▶ _Your task_: Reproduce nothing but the lines from the start of the material through the line that includes "const cellSize = (canvasWidth", both ends included, and omit every picture.

▶ _Data shown_:
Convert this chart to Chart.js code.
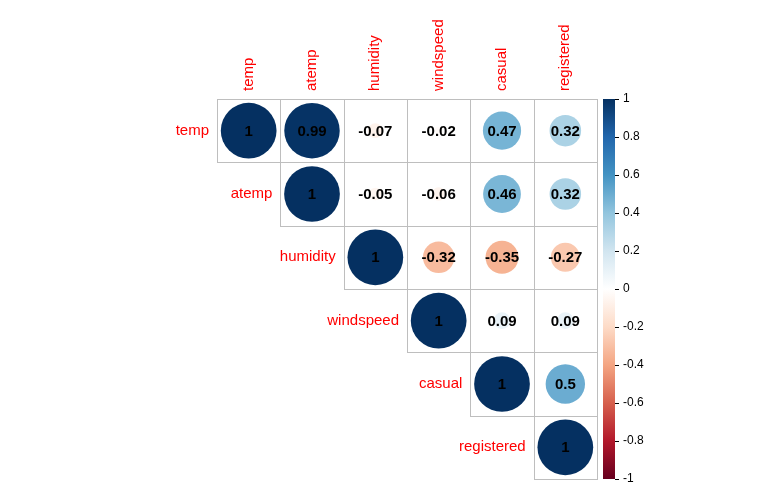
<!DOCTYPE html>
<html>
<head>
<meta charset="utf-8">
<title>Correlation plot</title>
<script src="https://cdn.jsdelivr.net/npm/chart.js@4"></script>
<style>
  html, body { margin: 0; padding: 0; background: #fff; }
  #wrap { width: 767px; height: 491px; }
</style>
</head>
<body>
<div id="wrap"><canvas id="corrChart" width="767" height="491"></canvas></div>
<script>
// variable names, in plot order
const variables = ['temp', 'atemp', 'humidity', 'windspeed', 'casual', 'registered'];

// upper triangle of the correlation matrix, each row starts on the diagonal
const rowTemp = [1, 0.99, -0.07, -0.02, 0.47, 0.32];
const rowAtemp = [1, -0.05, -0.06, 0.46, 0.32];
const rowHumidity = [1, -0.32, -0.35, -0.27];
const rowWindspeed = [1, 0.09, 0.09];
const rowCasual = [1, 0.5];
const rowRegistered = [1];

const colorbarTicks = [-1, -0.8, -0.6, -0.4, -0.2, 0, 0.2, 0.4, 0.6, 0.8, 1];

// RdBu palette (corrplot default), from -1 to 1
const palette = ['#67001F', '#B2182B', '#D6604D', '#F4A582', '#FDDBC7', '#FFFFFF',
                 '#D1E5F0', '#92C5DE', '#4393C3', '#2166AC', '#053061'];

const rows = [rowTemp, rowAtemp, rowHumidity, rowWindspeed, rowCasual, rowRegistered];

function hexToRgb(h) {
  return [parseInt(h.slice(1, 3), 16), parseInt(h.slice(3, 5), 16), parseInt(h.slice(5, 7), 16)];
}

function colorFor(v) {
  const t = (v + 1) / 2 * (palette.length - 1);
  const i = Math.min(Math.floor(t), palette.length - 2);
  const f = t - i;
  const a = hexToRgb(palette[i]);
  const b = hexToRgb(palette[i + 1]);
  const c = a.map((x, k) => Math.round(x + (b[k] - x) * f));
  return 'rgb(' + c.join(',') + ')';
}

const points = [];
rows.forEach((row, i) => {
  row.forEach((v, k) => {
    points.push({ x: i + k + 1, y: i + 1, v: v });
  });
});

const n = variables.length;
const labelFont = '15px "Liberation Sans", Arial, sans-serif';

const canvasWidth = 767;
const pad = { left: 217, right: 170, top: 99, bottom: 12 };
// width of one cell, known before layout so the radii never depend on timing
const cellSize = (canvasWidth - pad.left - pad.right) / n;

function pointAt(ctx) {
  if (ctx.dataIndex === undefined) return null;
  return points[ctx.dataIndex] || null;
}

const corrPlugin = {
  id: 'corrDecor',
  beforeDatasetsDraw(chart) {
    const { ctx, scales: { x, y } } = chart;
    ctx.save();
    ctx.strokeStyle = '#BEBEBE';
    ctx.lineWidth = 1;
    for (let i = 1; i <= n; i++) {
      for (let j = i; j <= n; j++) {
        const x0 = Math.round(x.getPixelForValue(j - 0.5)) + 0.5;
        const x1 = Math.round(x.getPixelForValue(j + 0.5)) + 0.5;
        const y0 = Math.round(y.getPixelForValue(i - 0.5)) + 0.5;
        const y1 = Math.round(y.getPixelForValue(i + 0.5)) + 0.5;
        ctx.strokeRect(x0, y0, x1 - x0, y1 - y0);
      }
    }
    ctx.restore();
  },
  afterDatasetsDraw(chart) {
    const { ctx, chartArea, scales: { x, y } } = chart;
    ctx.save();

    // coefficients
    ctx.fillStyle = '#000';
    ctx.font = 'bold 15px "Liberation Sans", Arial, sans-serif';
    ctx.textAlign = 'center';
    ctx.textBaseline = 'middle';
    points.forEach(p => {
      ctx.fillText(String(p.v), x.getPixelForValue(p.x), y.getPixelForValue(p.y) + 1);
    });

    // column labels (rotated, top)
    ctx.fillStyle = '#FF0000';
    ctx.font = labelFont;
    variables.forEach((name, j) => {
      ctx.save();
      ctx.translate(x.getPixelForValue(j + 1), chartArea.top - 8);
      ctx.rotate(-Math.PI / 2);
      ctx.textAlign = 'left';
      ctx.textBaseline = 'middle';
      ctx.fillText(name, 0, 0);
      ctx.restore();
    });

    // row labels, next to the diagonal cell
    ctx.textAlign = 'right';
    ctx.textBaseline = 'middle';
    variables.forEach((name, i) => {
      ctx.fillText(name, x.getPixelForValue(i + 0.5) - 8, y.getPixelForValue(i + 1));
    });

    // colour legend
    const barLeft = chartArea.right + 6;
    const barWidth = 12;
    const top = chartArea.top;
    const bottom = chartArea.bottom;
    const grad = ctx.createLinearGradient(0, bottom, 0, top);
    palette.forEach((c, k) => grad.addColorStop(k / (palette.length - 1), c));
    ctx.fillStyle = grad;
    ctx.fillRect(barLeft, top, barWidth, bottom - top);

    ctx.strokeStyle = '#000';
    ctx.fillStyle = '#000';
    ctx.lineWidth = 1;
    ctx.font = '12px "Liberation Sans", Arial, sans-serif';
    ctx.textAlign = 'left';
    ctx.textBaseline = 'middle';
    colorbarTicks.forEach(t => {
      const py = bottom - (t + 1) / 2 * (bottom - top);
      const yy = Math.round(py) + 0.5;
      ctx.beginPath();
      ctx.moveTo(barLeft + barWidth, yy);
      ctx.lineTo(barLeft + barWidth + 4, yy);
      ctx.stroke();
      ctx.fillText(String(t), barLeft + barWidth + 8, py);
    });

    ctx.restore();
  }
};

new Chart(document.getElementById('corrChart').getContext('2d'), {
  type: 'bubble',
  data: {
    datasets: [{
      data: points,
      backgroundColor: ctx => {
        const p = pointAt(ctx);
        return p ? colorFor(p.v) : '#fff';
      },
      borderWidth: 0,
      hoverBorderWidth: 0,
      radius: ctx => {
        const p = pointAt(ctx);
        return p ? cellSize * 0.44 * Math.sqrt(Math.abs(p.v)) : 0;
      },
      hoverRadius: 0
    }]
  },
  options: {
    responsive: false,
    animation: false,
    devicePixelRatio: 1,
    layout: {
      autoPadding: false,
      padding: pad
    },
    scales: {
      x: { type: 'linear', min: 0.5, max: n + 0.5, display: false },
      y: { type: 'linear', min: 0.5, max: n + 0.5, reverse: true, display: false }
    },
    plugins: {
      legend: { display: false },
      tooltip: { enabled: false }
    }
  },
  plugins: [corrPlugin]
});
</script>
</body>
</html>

▶ _Correct response_:
Convert this chart to Chart.js code.
<!DOCTYPE html>
<html>
<head>
<meta charset="utf-8">
<title>Correlation plot</title>
<script src="https://cdn.jsdelivr.net/npm/chart.js@4"></script>
<style>
  html, body { margin: 0; padding: 0; background: #fff; }
  #wrap { width: 767px; height: 491px; }
</style>
</head>
<body>
<div id="wrap"><canvas id="corrChart" width="767" height="491"></canvas></div>
<script>
// variable names, in plot order
const variables = ['temp', 'atemp', 'humidity', 'windspeed', 'casual', 'registered'];

// upper triangle of the correlation matrix, each row starts on the diagonal
const rowTemp = [1, 0.99, -0.07, -0.02, 0.47, 0.32];
const rowAtemp = [1, -0.05, -0.06, 0.46, 0.32];
const rowHumidity = [1, -0.32, -0.35, -0.27];
const rowWindspeed = [1, 0.09, 0.09];
const rowCasual = [1, 0.5];
const rowRegistered = [1];

const colorbarTicks = [-1, -0.8, -0.6, -0.4, -0.2, 0, 0.2, 0.4, 0.6, 0.8, 1];

// RdBu palette (corrplot default), from -1 to 1
const palette = ['#67001F', '#B2182B', '#D6604D', '#F4A582', '#FDDBC7', '#FFFFFF',
                 '#D1E5F0', '#92C5DE', '#4393C3', '#2166AC', '#053061'];

const rows = [rowTemp, rowAtemp, rowHumidity, rowWindspeed, rowCasual, rowRegistered];

function hexToRgb(h) {
  return [parseInt(h.slice(1, 3), 16), parseInt(h.slice(3, 5), 16), parseInt(h.slice(5, 7), 16)];
}

function colorFor(v) {
  const t = (v + 1) / 2 * (palette.length - 1);
  const i = Math.min(Math.floor(t), palette.length - 2);
  const f = t - i;
  const a = hexToRgb(palette[i]);
  const b = hexToRgb(palette[i + 1]);
  const c = a.map((x, k) => Math.round(x + (b[k] - x) * f));
  return 'rgb(' + c.join(',') + ')';
}

const points = [];
rows.forEach((row, i) => {
  row.forEach((v, k) => {
    points.push({ x: i + k + 1, y: i + 1, v: v });
  });
});

const n = variables.length;
const labelFont = '15px "Liberation Sans", Arial, sans-serif';

const canvasWidth = 767;
const pad = { left: 217, right: 170, top: 99, bottom: 12 };
// width of one cell, known before layout so the radii never depend on timing
const cellSize = (canvasWidth - pad.left - pad.right) / n;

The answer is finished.